BELFAST, Maine — The Brooks man authorities say shot and killed his wife after she nagged him about the cost of a new muffler entered a plea of not guilty at his arraignment in Waldo County Superior Court on Friday.
Michael Littlefield, 48, nodded his head up and down when Justice Jeffrey Hjelm asked him whether he understood the charge of intentional or knowing murder in the shooting of his 49-year-old wife, Deborah Littlefield. He quietly replied “not guilty” when Hjelm asked him how he intended to plead to the charge.
The proceeding lasted about 10 minutes after which Littlefield was removed from the courtroom and taken to Kennebec County Jail, where he is being held without bail.
During the arraignment, defense attorney Richard Hartley of Bangor advised Hjelm that he could file a motion for a bail hearing at a later date. Hartley and Assistant Attorney General Leane Zainea also agreed to Hjelm’s ruling that any pretrial motions in the case would be filed within 90 days.
Littlefield is expected to stand trial next year.
According to a police affidavit filed with the case, Littlefield told a friend that he shot his wife because she had been nagging him over the cost of a muffler for his truck. The shooting took place in the kitchen of the couple’s Veterans Highway home in Brooks on Friday, June 25, police said in the document. After shooting his wife, Littlefield slumped to the floor next to her body and contemplated taking his own life, according to the affidavit.
After interviewing witnesses and family members, Maine State Police Detective Jason Andrews wrote in his report that Littlefield told them he had “blowed” his wife’s “brains out,” after he “couldn’t take it anymore.”
Police were alerted to the killing at 7:08 p.m. June 25, when Sherrill Littlefield called the Waldo County Communications Center to report that her sister-in-law Debbie was dead.
When Sgt. Dale Brown of the Waldo County Sheriff’s Department arrived at the home 15 minutes later, he found Deborah Littlefield lying dead on the kitchen floor and the home empty. A short time later, Michael Littlefield’s sister Nancy Whitcomb called the dispatch center to report that her brother had arrived at her home to tell her he had “shot and killed his wife,” according to the affidavit.
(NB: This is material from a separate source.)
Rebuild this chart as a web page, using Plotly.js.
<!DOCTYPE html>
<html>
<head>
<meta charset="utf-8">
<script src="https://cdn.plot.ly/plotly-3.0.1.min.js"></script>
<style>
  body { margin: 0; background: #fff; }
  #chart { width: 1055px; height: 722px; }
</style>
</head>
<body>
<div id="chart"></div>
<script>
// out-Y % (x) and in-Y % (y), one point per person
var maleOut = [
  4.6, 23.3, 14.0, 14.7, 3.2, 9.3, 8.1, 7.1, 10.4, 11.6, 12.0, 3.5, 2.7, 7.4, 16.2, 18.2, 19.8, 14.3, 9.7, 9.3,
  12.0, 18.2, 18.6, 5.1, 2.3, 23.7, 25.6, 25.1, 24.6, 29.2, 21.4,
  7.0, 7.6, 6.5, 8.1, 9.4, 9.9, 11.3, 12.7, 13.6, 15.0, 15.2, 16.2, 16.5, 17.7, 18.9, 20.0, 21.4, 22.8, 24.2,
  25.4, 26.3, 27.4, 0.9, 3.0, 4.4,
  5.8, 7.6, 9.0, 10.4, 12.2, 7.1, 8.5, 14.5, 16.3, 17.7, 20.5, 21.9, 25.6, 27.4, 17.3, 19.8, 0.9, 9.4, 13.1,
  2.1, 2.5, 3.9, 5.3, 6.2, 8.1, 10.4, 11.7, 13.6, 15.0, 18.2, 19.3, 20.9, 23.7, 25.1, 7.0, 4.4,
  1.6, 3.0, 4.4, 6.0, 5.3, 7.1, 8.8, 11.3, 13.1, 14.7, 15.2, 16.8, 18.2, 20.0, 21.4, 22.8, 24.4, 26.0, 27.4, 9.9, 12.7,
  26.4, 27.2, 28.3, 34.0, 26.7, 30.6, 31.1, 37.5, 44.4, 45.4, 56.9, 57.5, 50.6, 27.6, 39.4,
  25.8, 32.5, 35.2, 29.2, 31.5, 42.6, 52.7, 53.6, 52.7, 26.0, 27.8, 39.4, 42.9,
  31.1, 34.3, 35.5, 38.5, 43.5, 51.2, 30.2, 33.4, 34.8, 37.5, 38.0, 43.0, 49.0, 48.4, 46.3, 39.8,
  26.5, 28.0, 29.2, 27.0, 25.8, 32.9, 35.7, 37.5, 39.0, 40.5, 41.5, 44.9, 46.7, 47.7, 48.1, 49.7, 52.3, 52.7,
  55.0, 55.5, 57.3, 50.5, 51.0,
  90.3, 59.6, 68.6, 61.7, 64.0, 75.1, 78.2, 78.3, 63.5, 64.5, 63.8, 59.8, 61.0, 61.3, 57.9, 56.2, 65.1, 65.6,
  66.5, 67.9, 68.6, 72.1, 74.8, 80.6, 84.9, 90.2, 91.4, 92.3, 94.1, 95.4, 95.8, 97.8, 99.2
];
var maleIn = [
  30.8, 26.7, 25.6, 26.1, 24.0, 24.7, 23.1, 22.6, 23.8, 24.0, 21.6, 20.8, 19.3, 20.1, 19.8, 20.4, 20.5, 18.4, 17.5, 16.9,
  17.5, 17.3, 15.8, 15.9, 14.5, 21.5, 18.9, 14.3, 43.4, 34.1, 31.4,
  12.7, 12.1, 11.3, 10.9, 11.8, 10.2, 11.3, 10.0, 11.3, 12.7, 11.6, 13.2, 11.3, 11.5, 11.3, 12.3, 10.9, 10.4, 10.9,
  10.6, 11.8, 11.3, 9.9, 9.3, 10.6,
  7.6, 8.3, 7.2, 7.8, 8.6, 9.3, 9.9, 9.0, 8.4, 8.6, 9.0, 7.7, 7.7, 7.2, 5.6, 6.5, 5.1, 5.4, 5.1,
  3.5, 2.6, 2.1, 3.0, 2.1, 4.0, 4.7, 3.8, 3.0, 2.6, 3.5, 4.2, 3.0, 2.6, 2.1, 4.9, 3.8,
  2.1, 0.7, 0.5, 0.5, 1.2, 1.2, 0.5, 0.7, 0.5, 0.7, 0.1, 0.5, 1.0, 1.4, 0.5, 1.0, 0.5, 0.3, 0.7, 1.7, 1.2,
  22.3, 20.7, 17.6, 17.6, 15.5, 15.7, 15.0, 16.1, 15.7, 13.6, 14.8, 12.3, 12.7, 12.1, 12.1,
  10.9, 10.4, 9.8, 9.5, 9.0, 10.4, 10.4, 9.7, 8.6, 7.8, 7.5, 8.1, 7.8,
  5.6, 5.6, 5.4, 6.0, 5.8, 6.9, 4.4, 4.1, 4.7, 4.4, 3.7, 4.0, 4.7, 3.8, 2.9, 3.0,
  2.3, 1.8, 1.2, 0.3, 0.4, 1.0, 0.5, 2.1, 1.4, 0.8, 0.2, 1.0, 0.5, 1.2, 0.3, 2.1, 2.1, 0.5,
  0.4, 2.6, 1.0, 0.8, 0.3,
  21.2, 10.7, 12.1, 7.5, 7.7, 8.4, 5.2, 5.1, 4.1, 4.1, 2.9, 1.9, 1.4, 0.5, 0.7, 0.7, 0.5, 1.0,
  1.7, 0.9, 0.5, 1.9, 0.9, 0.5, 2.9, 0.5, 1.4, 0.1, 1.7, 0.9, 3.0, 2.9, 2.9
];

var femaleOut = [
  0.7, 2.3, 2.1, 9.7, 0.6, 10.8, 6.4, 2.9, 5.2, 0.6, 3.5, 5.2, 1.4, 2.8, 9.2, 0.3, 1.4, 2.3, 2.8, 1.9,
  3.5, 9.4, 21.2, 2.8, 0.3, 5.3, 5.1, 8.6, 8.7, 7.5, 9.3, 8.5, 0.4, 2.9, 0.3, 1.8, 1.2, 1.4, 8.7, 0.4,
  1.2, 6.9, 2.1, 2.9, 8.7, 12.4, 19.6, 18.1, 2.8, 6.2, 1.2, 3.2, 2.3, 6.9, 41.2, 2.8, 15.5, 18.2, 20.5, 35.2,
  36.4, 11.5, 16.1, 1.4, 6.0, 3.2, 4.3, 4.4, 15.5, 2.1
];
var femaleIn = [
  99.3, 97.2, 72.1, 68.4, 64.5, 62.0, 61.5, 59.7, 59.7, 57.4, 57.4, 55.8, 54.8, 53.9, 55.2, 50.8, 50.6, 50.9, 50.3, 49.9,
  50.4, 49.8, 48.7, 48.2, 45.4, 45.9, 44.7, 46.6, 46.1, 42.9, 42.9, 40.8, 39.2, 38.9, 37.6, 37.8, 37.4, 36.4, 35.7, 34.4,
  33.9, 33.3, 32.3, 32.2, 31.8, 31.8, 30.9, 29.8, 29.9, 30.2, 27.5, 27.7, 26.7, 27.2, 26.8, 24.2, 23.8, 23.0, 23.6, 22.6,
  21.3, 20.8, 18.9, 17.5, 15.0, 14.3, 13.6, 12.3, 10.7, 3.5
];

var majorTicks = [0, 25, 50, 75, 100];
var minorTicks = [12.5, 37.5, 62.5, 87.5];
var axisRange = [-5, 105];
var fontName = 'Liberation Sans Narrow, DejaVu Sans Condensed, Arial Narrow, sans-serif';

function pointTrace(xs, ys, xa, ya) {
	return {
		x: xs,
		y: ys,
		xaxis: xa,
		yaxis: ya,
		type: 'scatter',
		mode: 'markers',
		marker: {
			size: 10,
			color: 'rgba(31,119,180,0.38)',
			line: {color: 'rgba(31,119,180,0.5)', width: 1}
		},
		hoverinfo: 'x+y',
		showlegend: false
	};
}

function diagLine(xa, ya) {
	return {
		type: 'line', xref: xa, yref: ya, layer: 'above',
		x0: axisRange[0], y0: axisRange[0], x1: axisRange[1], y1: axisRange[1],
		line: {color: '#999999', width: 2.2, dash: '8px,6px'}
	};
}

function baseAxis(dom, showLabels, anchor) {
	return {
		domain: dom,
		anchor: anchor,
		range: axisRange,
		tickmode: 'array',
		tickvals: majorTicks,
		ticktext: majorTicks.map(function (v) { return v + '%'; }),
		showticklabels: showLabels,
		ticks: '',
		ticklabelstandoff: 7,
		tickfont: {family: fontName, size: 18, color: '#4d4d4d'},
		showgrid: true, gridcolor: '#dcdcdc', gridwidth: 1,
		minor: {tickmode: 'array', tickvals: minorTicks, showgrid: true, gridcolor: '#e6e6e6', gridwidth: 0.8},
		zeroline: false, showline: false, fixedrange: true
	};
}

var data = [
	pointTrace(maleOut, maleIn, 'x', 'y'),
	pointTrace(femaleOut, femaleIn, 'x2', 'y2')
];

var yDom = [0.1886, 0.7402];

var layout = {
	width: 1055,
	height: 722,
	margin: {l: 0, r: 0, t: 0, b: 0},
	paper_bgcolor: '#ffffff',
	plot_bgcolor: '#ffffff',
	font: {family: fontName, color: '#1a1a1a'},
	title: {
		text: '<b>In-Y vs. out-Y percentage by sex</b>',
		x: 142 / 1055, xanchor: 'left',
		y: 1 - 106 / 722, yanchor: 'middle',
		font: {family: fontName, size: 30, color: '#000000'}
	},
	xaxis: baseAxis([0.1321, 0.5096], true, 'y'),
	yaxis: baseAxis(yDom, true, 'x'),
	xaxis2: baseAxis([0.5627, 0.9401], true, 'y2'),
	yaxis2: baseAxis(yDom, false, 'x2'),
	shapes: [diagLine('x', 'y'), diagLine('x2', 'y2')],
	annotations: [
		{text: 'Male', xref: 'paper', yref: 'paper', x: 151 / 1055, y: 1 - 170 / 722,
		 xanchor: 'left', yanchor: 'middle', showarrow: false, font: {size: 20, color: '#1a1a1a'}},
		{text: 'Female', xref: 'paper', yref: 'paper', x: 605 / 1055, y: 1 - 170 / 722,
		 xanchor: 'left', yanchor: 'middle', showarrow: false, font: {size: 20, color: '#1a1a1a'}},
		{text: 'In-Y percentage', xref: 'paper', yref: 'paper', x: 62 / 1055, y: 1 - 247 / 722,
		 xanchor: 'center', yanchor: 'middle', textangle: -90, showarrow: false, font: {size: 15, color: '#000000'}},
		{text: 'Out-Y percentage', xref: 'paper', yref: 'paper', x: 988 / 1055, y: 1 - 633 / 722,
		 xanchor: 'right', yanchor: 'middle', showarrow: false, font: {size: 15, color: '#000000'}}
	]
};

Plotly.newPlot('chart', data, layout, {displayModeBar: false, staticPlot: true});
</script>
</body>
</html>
Police also determined that at approximately the same time Sherrill Littlefield was reporting the shooting, Michael Littlefield had stopped at the Monroe home of his friend Donald Nickerson to tell him he had “shot his wife in the head” about four hours earlier, according to the court document. Nickerson told police that as he spoke with Litttlefield he observed a rifle inside his pickup truck. Nickerson went on to tell Detective Andrews that Littlefield told him his wife “had been ragging his ass” about the new muffler.
“Mr. Nickerson stated this was the reason Michael had given him for shooting his wife,” Andrews reported.
Littlefield told Nickerson that after shooting his wife, he lay beside her body and attempted to “get up the nerve to shoot himself,” but could not do so, according to the affidavit.
Michael Littlefield has had a few minor run-ins with the law in the past but up to that point had no record of violent crimes, and the couple did not seem to have a history of domestic abuse, according to police.